もちろんループもの作品は世の中に数ある。「シュタ…」だったり「All you…」だったり(今更ながら新鮮な出会いを奪いたくないので濁す私)
タイムループ物は面白い。だがそれゆえに難しい。なぜ起きるのか、なぜ自分たちなのか、起きたことによって何が変わってしまうのか、基本的にタイムループの原因こそがオチになるし、少し掛け違うだけでチープになってしまうし、矛盾点や違和感がでる。
そんな中でこの作品は本当にフォーマットの完成度が高い。圧倒的に真似がしやすい。タイムループ中における関係性の変化が主題であり、タイムループの原因は提示さえしてしまえば正直なんだって良かった。
この作品だけでもこんなシーンが欲しかった!こっちの視点も見たかった!というのが大量に出てくるが、それはもうこの作品ではミコト視点での貴船を舞台にした作品、それが「リバー、流れないでよ」だったとして良くて、他にいくらでも派生作品が作れてそちらで欲しいシーンと出会えることがあるだろう。

個人的にはもっとRTAやってるシーンが観たくて最後の解決のためにショートカットルートを開拓したり、動作の完全な効率化を図ったりみたいなシーンが欲しかった。

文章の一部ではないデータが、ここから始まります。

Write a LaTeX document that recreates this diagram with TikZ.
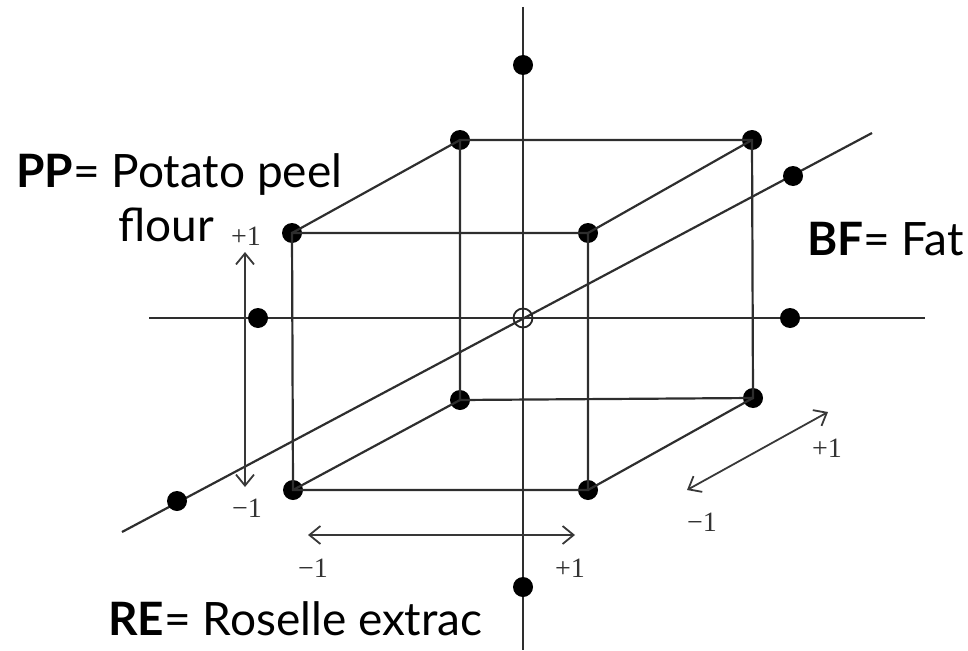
\documentclass[tikz,border=0pt]{standalone}
\usepackage{fontspec}
\setmainfont{Liberation Serif}
\newfontfamily\labfont{Lato}
\usetikzlibrary{arrows.meta}
\begin{document}
\begin{tikzpicture}[x=1pt,y=-1pt,
  axisline/.style={line width=2.2pt, draw=black!82},
  cubeedge/.style={line width=2.2pt, draw=black!82},
  fdot/.style={circle, fill=black, inner sep=0pt, minimum size=20pt},
  ctr/.style={circle, draw=black!85, line width=1.8pt, inner sep=0pt, minimum size=19pt},
  rng/.style={line width=1.8pt, draw=black!78,
    {Straight Barb[length=11pt,width=18pt,line width=1.8pt]}-{Straight Barb[length=11pt,width=18pt,line width=1.8pt]}},
  lvl/.style={font=\fontsize{28}{28}\selectfont, text=black!80, inner sep=0pt},
  lbltxt/.style={font=\labfont\fontsize{46}{46}\selectfont, inner sep=0pt, anchor=base west}
]
\useasboundingbox (0,0) rectangle (968,650);

% axis end points
\coordinate (vt) at (523,7);
\coordinate (vb) at (523,650);
\coordinate (hl) at (149,318);
\coordinate (hr) at (925,318);
\coordinate (dl) at (122,532);
\coordinate (dr) at (872,133);

% axes
\draw[axisline] (vt) -- (vb);
\draw[axisline] (hl) -- (hr);
\draw[axisline] (dl) -- (dr);

% cube corners
\node[fdot] (ftl) at (292,233) {};
\node[fdot] (ftr) at (588,233) {};
\node[fdot] (fbl) at (293,490) {};
\node[fdot] (fbr) at (588,490) {};
\node[fdot] (btl) at (460,140) {};
\node[fdot] (btr) at (752,140) {};
\node[fdot] (bbl) at (460,400) {};
\node[fdot] (bbr) at (753,398) {};

% cube edges
\draw[cubeedge] (ftl.center) -- (ftr.center) -- (fbr.center) -- (fbl.center) -- cycle;
\draw[cubeedge] (btl.center) -- (btr.center) -- (bbr.center) -- (bbl.center) -- cycle;
\draw[cubeedge] (ftl.center) -- (btl.center);
\draw[cubeedge] (ftr.center) -- (btr.center);
\draw[cubeedge] (fbl.center) -- (bbl.center);
\draw[cubeedge] (fbr.center) -- (bbr.center);

% axial points
\node[fdot] (at) at (523,65) {};
\node[fdot] (ab) at (523,587) {};
\node[fdot] (al) at (258,318) {};
\node[fdot] (ar) at (790,318) {};
\node[fdot] (adl) at (177,501) {};
\node[fdot] (adr) at (793,176) {};

% centre point
\node[ctr] (c0) at (523,318) {};

% range arrows
\coordinate (va1) at (245,487);
\coordinate (va2) at (245,252);
\coordinate (ha1) at (308,535);
\coordinate (ha2) at (575,535);
\coordinate (da1) at (687,490);
\coordinate (da2) at (828,412);
\draw[rng] (va1) -- (va2);
\draw[rng] (ha1) -- (ha2);
\draw[rng] (da1) -- (da2);

% level labels
\node[lvl] (vp) at (246,236) {+1};
\node[lvl] (vm) at (247,508) {−1};
\node[lvl] (hm) at (313,568) {−1};
\node[lvl] (hp) at (570,568) {+1};
\node[lvl] (dp) at (827,448) {+1};
\node[lvl] (dm) at (702,522) {−1};

% factor names
\node[lbltxt] (pp) at (16,187) {\textbf{PP}= Potato peel};
\node[lbltxt] (fl) at (118,241) {flour};
\node[lbltxt] (bf) at (807,255) {\textbf{BF}= Fat};
\node[lbltxt] (re) at (108,635) {\textbf{RE}= Roselle extrac};
\end{tikzpicture}
\end{document}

タイムマシーンにビールを注ぐシーンで最後に零していたが、零したことで間に合わなくなった回があって、最後だからこそ完璧にテキパキとした、全員が一切無駄のない2分間、みたいなのが観たい気持ちもあるが、さきほども書いたように今回のこの作品でそれは観れなくてもいい、失敗した回はミコトが最後に川辺でサボっていた回までの「間」にあったのだろうとは容易に想像できたし、それ以上はあったらあったで蛇足だったかもしれない。

これらは文句や物足りなさではなく、作品の持つポテンシャルの高さだ。それだけフォーマットが優れていたということだ。実に面白かった。公開時から気になってはいたのだが、最近引っ越し等もあって見逃していて、どうしようかな、まだやってるのかなと頭の片隅で思っていたら、たまたま昨日会った友人と映画の話になり、明日観に行けるじゃん、じゃあ行こうよって急遽予定を立てて観たのだが、観れてよかった。一緒に行った友人は結構な旧友なので、雑炊食って喧嘩してた二人が少しだけ私たちに重なって見えて勝手にエモくなっていた。

タクの閉じた世界に感じる焦燥感も今だとよくわかる。未来はどうなるかわからない。でも今のままだと変わらない。10年後に悔いる過ごし方はしたくない。残酷にも優しく時間は流れ続ける。現実の時間は”今”の連続だ。過去に戻れないし、未来は延長線上にしかない。何度も何度も繰り返して、それがその瞬間での本当に最適解だったかを見極めることはできない。
いつまでも続いてほしい時間、本当はしたかった話、丁寧に悩みたかった問い、焦って出した結論、どんな失敗も成功もただ受け入れていくしかない。
それをこの作品ではちょっとだけ”長い今”を過ごさせてくれた。受け入れる未来を選ばせてもらえた。流れて欲しくなかった時間が、流れて欲しい時間に変わった。
そして川は流れ続ける。その流れの中に、悲しみや怒りもあれど喜びや楽しさを見出しながら今を過ごしていきたいと、そう思う。